Alors qu’en France, le candidat socialiste [dit qu’il] veut une super taxation des plus riches, à la City de Londres, on essaie d’anticiper les risques collatéraux de la crise de l’Eurozone. Cela fait plusieurs mois maintenant que le gouverneur de la Bank of England, Mervyn King, met en garde Westminster et Downing Street contre la possibilité d’un effondrement de l’euro. « Les plans de compensation sont déjà prêts,  » répète souvent King. Et même la Grèce ne leur fait plus peur. Jeffrey est un analyste de la Royal Bank of Scotland, et il n’a aucun doute là-dessus : «  L’Eurozone dans ces conditions, cela n’a aucun sens, la Grèce est déjà dehors pour nous, et il est possible que d’autres pays suivent, peut-être même des pays assez inattendus. »

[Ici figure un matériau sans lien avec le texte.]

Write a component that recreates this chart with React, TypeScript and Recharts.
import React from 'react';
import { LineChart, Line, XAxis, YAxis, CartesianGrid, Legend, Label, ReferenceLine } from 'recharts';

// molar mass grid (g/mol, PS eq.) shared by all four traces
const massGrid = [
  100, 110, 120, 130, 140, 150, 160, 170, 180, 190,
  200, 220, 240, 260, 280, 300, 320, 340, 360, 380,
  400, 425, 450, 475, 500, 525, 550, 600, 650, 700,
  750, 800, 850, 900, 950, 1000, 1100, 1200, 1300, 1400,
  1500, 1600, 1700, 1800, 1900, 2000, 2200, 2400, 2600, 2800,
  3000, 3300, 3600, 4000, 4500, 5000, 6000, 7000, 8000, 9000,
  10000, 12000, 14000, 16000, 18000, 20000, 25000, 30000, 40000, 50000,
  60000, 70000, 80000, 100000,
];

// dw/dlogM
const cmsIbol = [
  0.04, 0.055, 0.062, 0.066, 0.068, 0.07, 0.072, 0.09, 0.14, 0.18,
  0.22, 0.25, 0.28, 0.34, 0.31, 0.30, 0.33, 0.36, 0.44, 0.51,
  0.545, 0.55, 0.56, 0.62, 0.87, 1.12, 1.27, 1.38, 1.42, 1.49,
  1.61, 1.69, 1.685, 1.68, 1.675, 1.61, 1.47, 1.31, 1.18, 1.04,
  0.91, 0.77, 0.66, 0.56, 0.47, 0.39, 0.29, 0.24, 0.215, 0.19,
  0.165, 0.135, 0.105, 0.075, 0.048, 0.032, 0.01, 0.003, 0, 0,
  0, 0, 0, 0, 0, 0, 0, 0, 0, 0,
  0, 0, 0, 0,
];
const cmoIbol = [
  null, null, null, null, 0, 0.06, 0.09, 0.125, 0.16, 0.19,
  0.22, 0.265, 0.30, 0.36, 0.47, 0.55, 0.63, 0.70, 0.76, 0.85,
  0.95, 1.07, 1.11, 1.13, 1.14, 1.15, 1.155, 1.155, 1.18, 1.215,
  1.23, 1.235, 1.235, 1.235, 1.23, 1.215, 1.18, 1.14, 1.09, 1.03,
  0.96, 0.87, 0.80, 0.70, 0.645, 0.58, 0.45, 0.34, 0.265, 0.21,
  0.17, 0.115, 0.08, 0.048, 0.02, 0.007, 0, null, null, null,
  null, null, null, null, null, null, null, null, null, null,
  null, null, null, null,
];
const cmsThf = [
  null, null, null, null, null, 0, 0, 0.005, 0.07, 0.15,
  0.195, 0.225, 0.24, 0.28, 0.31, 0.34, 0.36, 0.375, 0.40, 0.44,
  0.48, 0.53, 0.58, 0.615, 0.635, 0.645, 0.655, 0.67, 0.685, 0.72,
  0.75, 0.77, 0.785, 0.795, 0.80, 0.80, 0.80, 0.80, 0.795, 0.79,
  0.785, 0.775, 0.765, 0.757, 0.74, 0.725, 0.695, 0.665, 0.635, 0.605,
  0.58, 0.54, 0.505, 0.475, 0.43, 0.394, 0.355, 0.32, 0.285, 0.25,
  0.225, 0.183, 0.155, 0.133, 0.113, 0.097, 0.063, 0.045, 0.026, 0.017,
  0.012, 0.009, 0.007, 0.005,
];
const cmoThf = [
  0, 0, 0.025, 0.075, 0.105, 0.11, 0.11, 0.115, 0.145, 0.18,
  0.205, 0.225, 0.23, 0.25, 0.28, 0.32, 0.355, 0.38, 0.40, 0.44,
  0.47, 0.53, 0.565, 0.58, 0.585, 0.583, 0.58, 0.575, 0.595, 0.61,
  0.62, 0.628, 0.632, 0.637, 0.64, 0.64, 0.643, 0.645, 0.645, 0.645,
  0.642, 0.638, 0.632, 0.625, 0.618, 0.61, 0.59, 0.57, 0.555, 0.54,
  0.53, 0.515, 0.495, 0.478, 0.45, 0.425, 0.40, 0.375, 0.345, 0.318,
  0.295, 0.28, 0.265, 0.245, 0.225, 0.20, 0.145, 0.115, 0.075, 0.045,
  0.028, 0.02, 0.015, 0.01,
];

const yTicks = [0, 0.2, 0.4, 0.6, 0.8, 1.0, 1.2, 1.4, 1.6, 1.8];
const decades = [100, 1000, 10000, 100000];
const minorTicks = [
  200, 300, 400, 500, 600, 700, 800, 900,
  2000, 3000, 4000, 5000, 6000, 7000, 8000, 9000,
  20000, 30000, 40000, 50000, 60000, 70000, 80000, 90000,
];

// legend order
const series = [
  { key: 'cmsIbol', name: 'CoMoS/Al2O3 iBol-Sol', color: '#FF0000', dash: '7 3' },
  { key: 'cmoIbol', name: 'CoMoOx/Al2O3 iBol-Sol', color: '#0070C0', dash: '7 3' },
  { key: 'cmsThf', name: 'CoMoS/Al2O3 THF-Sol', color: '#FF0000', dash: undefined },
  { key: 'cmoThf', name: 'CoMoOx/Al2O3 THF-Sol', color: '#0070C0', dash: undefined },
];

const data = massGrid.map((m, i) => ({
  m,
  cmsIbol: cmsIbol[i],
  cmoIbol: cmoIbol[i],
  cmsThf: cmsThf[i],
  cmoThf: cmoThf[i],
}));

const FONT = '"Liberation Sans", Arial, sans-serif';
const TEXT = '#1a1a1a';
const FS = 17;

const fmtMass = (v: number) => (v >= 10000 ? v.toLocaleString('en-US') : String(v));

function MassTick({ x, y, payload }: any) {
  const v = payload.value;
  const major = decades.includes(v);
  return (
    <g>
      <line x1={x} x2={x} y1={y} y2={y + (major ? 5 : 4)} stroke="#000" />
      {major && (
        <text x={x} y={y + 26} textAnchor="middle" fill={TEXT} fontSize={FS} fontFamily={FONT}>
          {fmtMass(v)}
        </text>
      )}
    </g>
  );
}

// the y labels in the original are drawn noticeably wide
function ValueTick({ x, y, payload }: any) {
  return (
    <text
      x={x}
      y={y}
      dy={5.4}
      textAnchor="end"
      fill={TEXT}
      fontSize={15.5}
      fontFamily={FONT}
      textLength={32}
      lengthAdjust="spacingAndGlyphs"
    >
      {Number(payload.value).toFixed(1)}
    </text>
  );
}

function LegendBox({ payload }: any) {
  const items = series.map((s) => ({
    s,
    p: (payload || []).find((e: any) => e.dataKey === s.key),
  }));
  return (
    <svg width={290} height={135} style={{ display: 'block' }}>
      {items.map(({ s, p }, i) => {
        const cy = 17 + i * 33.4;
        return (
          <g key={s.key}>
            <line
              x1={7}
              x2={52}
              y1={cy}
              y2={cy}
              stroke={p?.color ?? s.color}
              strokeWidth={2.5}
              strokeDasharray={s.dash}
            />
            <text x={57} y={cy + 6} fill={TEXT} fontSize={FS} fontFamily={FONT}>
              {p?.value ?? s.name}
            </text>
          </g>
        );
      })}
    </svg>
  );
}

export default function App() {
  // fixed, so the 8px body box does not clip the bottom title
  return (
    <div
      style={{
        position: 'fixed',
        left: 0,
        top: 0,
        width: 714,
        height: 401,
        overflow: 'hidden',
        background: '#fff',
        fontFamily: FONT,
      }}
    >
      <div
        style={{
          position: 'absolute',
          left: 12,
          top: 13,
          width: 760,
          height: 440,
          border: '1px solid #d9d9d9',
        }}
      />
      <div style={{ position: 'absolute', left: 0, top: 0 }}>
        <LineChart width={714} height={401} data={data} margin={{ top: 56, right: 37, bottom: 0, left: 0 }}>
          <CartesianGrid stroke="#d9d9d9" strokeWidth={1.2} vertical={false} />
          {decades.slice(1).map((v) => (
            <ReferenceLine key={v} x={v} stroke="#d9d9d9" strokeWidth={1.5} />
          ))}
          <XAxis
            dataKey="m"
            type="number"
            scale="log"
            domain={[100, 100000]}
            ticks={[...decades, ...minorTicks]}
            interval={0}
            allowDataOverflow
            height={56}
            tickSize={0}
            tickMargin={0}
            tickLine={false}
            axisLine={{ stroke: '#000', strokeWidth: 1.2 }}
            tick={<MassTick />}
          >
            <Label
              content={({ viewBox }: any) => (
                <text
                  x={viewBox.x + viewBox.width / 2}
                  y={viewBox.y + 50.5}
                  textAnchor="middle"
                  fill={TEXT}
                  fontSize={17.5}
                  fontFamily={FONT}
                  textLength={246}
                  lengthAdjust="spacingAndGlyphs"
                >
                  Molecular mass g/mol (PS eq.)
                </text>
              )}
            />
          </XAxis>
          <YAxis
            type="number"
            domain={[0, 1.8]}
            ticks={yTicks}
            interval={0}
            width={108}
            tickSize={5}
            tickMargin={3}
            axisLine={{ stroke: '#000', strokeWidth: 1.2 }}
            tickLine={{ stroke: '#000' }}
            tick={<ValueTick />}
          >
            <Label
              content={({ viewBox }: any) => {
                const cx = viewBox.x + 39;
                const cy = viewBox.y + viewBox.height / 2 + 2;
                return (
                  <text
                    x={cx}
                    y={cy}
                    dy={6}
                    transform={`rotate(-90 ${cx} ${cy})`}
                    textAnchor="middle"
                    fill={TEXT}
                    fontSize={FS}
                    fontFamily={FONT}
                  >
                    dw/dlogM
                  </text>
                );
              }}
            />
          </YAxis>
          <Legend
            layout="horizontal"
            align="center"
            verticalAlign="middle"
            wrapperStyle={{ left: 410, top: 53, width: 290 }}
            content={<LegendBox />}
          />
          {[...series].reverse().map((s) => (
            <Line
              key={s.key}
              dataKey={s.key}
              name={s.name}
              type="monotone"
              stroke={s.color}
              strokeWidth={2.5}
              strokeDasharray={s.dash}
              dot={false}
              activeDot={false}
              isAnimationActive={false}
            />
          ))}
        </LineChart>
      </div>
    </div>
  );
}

Et donc, entre un populisme certain et une absence d’éléments concrets, l’histoire de la taxe sur les transactions financières va de l’avant. La prochaine étape sera celle de la France. « Tandis que Paris pousse pour essayer de contrer ce qu’elle désigne comme de la spéculation pure, pour nous les affaires continuent. Peut-être que les mangeurs de grenouilles devraient s’inspirer de ce que nous faisons, au lieu de pleurer sur leur sort comme ils savent si bien le faire, » lance Tim d’un ton acide. La guerre entre le Royaume-Uni et la France n’est pas terminée. Elle a juste augmenté d’un cran. Et Londres semble, plus que jamais, invincible.